» **Do this**:
Without the pictures, retype exactly the lines from the top of the entries below through the line that contains "ax = fig.add_axes([126".

Items from a dataset:
****************

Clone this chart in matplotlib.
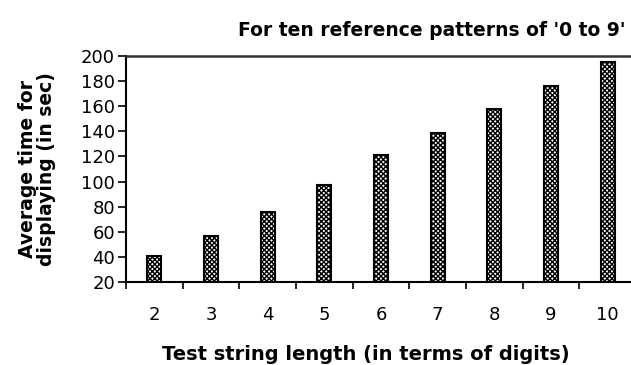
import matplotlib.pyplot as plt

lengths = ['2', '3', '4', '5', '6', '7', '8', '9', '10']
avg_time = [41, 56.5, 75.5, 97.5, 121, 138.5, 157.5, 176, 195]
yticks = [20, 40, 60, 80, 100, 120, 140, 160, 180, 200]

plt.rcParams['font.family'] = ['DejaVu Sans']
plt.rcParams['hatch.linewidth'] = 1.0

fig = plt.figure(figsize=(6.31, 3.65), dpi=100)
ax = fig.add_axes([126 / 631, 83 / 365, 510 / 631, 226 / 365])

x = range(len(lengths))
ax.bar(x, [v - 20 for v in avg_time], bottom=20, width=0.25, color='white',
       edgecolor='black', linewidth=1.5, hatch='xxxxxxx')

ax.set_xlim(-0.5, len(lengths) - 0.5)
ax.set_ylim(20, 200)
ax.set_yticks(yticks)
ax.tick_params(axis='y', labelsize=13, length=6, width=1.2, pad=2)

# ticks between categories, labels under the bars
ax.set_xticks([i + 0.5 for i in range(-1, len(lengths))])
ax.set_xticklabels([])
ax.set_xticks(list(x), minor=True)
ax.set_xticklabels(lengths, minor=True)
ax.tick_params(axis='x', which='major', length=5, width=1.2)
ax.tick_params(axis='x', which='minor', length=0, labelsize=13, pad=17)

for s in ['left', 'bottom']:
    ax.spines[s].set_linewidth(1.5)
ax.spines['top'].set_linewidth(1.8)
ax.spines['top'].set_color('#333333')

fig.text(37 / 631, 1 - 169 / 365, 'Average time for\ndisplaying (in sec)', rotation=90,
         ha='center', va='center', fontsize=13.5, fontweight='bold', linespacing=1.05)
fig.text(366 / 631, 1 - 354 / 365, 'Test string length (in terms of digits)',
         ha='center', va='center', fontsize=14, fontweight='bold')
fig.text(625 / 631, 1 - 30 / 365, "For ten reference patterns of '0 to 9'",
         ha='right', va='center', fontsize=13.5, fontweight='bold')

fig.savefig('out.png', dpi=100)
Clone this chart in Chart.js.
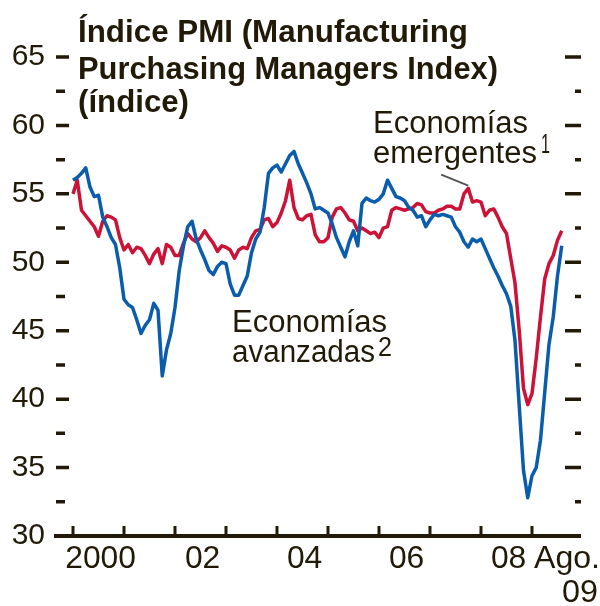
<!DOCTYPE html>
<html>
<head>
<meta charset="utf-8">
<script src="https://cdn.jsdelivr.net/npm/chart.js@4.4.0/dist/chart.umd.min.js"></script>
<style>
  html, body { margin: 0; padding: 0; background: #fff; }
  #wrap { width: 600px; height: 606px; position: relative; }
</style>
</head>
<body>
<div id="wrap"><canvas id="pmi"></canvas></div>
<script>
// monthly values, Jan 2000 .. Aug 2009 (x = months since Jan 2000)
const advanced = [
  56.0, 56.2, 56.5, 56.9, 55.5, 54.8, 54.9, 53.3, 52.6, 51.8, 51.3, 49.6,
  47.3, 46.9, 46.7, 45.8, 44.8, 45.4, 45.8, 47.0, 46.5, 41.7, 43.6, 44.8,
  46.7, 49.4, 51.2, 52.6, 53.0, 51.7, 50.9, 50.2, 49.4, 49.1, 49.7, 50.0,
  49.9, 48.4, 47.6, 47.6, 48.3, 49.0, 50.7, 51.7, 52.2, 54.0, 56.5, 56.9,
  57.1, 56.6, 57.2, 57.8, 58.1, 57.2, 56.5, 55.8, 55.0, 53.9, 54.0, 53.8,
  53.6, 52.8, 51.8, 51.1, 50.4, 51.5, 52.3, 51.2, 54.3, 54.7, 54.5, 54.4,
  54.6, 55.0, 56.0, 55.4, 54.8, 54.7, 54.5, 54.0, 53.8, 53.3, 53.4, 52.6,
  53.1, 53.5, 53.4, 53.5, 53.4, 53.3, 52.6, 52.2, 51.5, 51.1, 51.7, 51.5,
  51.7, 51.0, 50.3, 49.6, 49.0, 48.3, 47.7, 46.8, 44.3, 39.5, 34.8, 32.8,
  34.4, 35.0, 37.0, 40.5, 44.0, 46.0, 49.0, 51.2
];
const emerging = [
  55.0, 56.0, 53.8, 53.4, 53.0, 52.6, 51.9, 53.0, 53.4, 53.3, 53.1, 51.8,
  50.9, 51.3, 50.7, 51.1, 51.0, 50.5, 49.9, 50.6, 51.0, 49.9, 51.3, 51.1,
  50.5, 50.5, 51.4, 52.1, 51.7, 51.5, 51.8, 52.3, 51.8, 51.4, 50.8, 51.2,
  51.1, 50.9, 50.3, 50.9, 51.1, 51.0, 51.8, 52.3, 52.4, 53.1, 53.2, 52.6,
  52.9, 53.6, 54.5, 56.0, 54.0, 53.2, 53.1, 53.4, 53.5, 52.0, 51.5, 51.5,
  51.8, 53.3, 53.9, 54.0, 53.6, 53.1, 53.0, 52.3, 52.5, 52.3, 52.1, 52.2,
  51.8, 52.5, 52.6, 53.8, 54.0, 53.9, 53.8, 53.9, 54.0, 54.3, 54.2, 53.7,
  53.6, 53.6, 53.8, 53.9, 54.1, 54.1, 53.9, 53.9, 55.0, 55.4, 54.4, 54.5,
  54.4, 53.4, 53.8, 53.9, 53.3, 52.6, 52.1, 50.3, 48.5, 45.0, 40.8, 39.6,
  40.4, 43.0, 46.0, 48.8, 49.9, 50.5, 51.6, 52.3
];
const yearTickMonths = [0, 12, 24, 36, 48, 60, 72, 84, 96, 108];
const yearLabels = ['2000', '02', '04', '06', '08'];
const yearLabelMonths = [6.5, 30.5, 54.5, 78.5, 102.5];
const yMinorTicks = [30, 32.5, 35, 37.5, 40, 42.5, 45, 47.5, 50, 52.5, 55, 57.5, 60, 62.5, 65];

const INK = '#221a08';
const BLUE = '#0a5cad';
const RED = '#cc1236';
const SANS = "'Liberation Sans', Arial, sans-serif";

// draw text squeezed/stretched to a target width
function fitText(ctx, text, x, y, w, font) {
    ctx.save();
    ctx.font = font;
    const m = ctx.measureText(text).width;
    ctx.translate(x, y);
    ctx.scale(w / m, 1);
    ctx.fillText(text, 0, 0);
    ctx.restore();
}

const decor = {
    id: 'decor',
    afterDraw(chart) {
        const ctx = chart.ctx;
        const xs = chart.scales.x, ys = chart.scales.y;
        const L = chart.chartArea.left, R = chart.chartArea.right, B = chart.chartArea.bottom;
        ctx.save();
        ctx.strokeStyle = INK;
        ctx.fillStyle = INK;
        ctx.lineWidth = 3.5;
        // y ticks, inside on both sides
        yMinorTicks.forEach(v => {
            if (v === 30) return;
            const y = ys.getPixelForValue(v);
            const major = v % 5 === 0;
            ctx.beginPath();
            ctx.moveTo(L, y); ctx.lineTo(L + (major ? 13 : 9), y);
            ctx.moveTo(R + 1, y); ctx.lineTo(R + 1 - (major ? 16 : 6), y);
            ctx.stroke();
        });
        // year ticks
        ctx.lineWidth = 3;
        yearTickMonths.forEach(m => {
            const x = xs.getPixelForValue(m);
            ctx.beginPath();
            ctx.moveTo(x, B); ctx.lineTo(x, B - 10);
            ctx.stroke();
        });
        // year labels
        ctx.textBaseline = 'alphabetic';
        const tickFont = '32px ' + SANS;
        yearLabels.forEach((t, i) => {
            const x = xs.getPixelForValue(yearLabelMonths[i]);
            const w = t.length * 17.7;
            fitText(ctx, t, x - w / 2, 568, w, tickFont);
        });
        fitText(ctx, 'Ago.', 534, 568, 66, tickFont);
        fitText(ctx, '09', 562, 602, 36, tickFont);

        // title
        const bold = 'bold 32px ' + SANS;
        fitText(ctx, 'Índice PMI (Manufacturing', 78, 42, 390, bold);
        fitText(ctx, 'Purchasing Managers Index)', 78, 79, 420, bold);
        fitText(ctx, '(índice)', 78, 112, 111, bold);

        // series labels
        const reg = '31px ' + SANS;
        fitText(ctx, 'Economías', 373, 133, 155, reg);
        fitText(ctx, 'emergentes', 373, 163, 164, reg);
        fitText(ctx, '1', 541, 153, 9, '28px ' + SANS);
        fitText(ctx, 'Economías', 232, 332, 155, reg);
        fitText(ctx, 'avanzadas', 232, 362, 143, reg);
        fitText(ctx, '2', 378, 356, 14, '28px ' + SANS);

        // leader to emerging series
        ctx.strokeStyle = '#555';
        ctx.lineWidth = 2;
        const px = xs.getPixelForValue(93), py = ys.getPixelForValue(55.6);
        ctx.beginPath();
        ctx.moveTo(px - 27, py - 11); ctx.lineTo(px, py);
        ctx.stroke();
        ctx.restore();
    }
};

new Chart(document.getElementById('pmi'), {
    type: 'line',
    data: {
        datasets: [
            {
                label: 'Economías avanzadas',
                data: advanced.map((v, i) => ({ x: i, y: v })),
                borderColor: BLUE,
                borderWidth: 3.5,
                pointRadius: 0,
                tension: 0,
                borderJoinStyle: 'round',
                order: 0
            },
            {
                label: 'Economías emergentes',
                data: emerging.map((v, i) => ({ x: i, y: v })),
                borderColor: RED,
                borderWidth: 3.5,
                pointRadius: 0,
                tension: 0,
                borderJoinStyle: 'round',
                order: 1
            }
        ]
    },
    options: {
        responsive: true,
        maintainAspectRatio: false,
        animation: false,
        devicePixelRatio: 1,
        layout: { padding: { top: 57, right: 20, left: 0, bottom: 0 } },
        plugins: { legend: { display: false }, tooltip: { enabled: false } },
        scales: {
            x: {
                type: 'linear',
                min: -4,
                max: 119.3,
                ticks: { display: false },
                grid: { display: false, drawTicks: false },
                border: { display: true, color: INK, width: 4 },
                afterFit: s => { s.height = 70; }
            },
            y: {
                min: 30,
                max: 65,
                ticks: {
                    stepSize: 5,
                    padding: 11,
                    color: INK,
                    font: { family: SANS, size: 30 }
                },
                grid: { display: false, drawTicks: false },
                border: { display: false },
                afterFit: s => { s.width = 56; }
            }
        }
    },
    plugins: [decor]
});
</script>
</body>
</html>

****************

» **Solution to the exercise**:
Clone this chart in matplotlib.
import matplotlib.pyplot as plt

lengths = ['2', '3', '4', '5', '6', '7', '8', '9', '10']
avg_time = [41, 56.5, 75.5, 97.5, 121, 138.5, 157.5, 176, 195]
yticks = [20, 40, 60, 80, 100, 120, 140, 160, 180, 200]

plt.rcParams['font.family'] = ['DejaVu Sans']
plt.rcParams['hatch.linewidth'] = 1.0

fig = plt.figure(figsize=(6.31, 3.65), dpi=100)
ax = fig.add_axes([126 / 631, 83 / 365, 510 / 631, 226 / 365])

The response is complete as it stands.